Which Air France aircraft have the new Business Class and what routes should I book?
The new Business Class launched in 2022 across Air France's long-haul fleet: A350-900s (2023+), 787-9s (being retrofitted), and 777-300ERs. For the full experience with sliding privacy doors, book A350-2023+ aircraft on any long-haul route - the Delhi - London service launching July 2026 with new 787-9s is also excellent. Avoid early A350s (2019 - 2022) and 777s if the privacy door is important to you, as these variants lack the sliding door feature.
What's the seat configuration and should I book a window or aisle in Business Class?

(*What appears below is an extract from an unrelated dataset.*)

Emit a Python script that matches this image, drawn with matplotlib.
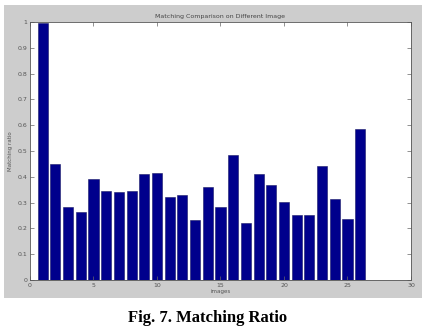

Air France Business Class uses a 1-2-1 reverse-herringbone configuration with 79-inch beds, meaning each row has one window seat, two middle seats, and one aisle seat. Solo travelers and couples should book the window or aisle seats for maximum privacy; the two middle seats are better for traveling pairs who want to interact. All seats convert to fully flat beds, so configuration choice matters less for sleep than it does for social preference.
What's the main downside I should know about before booking?
Air France's soft product - crew training, catering consistency, and service reliability - lags behind competitors like KLM, despite superior hardware and design. You may experience inconsistent meal quality, variable crew attentiveness, or lack of personalized service on some flights, which is a real gotcha given the premium price. If predictable service and catering excellence matter more to you than the sliding privacy door, KLM World Business Class on comparable routes is often the safer choice.
How does Air France Business Class compare to Singapore Airlines or Lufthansa First Class?
Air France Business seats are comparable in bed length and technology to Lufthansa First Class seats (both ~79 inches, reverse-herringbone, modern IFE on new aircraft) but Air France lacks Lufthansa's amenities like spa showers. Versus Singapore Airlines Suites-lite, Air France's 1-2-1 configuration is less spacious, though the sliding door on A350s offers more privacy; Singapore Airlines typically offers superior catering and crew consistency. Air France wins on modern design and the door feature but trails on overall soft product and service reliability.